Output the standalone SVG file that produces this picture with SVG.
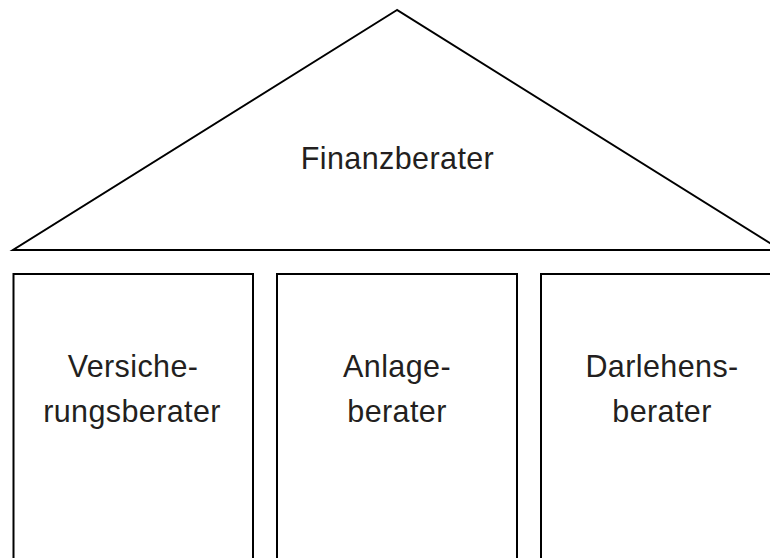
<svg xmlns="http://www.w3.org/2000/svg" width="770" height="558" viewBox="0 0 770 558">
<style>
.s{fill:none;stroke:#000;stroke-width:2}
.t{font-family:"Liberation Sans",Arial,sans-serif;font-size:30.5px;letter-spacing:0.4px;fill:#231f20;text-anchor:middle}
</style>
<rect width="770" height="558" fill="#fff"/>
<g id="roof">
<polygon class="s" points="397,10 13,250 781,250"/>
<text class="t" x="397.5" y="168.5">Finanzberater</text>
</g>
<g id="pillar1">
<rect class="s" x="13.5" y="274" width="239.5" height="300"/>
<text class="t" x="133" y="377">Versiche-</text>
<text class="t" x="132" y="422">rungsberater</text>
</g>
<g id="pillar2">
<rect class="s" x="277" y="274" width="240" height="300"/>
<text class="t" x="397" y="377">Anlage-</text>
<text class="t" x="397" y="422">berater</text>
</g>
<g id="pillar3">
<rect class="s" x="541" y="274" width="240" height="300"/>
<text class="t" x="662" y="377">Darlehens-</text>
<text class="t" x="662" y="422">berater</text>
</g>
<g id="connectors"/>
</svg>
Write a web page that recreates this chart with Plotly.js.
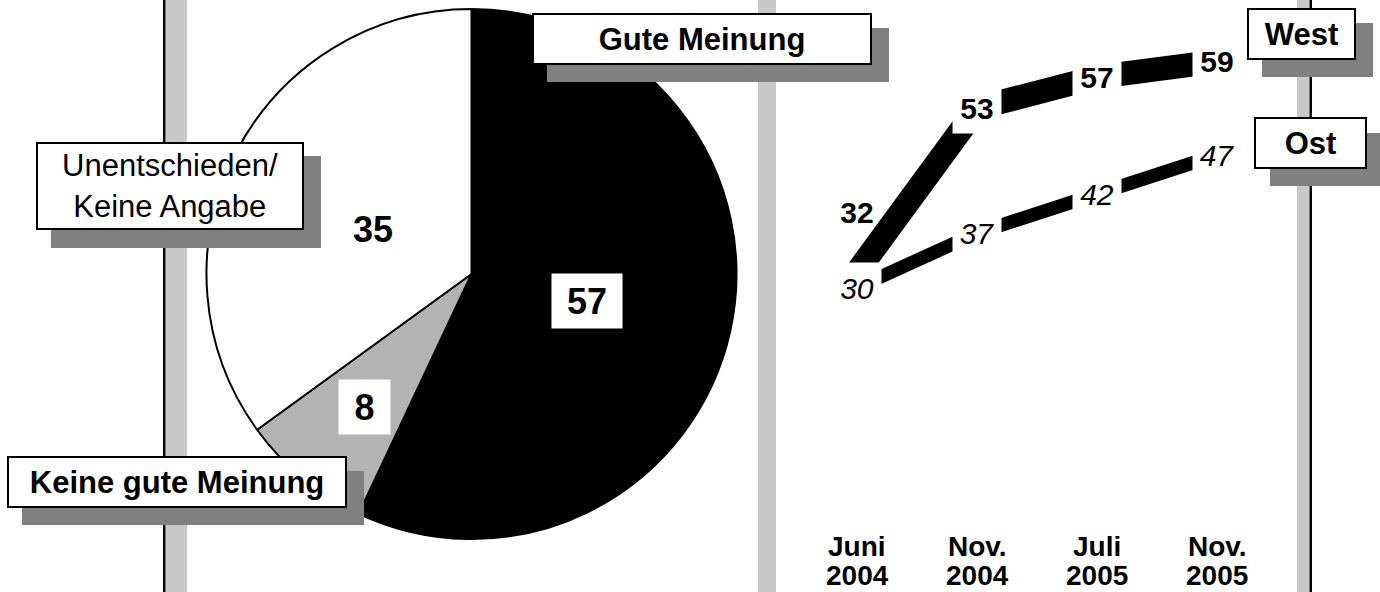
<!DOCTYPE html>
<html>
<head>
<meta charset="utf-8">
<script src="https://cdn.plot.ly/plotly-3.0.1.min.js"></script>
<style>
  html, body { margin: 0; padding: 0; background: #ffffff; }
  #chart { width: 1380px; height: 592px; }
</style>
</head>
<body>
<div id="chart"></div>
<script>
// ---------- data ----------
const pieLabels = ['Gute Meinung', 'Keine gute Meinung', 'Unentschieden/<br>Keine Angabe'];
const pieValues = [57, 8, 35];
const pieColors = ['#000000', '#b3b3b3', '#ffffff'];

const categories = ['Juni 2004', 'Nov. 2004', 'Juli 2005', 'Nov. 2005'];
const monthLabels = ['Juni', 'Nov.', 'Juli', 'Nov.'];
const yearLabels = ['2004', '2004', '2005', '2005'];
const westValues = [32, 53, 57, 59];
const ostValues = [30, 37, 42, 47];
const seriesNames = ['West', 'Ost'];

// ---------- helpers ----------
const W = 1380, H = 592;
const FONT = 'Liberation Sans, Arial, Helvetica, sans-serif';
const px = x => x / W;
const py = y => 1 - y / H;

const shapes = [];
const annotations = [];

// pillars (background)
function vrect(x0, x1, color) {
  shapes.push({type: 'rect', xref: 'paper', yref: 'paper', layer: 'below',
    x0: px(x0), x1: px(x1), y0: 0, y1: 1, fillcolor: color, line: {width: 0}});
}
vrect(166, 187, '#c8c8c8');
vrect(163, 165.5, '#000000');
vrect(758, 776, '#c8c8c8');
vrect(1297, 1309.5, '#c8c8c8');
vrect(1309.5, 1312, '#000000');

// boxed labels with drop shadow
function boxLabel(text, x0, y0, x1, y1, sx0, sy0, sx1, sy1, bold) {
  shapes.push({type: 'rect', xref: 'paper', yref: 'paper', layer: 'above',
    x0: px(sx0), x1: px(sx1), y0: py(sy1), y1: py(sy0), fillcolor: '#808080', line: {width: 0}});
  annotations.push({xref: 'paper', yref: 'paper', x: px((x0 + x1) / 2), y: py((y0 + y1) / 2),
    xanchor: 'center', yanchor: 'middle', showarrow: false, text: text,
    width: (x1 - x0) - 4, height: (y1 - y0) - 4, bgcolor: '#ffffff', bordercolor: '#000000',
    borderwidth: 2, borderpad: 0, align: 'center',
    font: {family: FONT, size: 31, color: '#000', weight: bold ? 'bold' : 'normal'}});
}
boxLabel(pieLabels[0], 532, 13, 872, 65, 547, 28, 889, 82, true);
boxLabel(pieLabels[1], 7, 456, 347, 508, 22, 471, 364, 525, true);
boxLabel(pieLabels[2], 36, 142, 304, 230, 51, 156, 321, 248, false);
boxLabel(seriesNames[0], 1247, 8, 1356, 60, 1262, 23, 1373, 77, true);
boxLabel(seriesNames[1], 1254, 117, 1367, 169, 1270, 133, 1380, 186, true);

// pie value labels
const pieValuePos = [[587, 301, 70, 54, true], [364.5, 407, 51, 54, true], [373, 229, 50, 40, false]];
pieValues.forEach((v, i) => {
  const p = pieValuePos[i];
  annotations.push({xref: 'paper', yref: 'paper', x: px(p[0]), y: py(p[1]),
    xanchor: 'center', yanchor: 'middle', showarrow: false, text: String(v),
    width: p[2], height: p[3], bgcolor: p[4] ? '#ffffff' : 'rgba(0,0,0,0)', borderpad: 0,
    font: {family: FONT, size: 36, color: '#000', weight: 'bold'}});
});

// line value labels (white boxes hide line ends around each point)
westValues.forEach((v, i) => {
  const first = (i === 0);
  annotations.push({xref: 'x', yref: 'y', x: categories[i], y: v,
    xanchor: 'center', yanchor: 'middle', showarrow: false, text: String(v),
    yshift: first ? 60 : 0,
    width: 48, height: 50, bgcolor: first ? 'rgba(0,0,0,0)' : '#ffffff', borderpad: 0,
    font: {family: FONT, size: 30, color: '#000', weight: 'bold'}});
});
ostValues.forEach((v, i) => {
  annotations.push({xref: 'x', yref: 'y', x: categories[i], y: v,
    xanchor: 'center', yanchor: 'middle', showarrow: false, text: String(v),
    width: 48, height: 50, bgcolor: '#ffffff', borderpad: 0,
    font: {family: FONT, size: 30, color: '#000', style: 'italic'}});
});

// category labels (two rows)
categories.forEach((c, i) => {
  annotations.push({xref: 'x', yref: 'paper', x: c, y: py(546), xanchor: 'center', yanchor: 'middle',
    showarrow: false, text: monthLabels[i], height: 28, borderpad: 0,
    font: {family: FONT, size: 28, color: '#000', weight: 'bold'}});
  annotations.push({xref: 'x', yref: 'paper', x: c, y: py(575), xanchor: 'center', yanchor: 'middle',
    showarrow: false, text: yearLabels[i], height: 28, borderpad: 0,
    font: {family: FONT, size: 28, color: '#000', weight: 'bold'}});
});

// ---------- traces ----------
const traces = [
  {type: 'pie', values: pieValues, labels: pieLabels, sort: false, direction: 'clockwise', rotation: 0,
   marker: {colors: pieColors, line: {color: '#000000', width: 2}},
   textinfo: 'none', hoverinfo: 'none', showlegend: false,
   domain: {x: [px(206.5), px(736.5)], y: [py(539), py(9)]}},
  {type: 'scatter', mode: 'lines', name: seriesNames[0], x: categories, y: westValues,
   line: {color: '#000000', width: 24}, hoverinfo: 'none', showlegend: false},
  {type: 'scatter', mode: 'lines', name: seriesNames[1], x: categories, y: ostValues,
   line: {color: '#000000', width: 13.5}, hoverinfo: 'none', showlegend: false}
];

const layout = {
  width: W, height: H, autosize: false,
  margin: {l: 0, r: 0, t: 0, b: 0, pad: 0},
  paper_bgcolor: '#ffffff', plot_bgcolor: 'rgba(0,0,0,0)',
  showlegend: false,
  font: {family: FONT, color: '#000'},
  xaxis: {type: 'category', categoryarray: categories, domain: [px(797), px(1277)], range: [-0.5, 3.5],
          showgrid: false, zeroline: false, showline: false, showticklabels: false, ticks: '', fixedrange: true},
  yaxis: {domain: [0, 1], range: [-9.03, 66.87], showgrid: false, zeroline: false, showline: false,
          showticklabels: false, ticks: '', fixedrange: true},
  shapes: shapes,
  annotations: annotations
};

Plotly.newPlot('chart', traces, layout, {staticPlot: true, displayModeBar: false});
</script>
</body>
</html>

◇ ◇ ◇ ◇

■ **Task to complete**: From the listing above, repeat only the lines between the line containing "Write a web" and the line containing "vrect(1309.5, 1312, '#000000');", those two included. Pictures are not part of the copy.

■ **Written reply**:
Write a web page that recreates this chart with Plotly.js.
<!DOCTYPE html>
<html>
<head>
<meta charset="utf-8">
<script src="https://cdn.plot.ly/plotly-3.0.1.min.js"></script>
<style>
  html, body { margin: 0; padding: 0; background: #ffffff; }
  #chart { width: 1380px; height: 592px; }
</style>
</head>
<body>
<div id="chart"></div>
<script>
// ---------- data ----------
const pieLabels = ['Gute Meinung', 'Keine gute Meinung', 'Unentschieden/<br>Keine Angabe'];
const pieValues = [57, 8, 35];
const pieColors = ['#000000', '#b3b3b3', '#ffffff'];

const categories = ['Juni 2004', 'Nov. 2004', 'Juli 2005', 'Nov. 2005'];
const monthLabels = ['Juni', 'Nov.', 'Juli', 'Nov.'];
const yearLabels = ['2004', '2004', '2005', '2005'];
const westValues = [32, 53, 57, 59];
const ostValues = [30, 37, 42, 47];
const seriesNames = ['West', 'Ost'];

// ---------- helpers ----------
const W = 1380, H = 592;
const FONT = 'Liberation Sans, Arial, Helvetica, sans-serif';
const px = x => x / W;
const py = y => 1 - y / H;

const shapes = [];
const annotations = [];

// pillars (background)
function vrect(x0, x1, color) {
  shapes.push({type: 'rect', xref: 'paper', yref: 'paper', layer: 'below',
    x0: px(x0), x1: px(x1), y0: 0, y1: 1, fillcolor: color, line: {width: 0}});
}
vrect(166, 187, '#c8c8c8');
vrect(163, 165.5, '#000000');
vrect(758, 776, '#c8c8c8');
vrect(1297, 1309.5, '#c8c8c8');
vrect(1309.5, 1312, '#000000');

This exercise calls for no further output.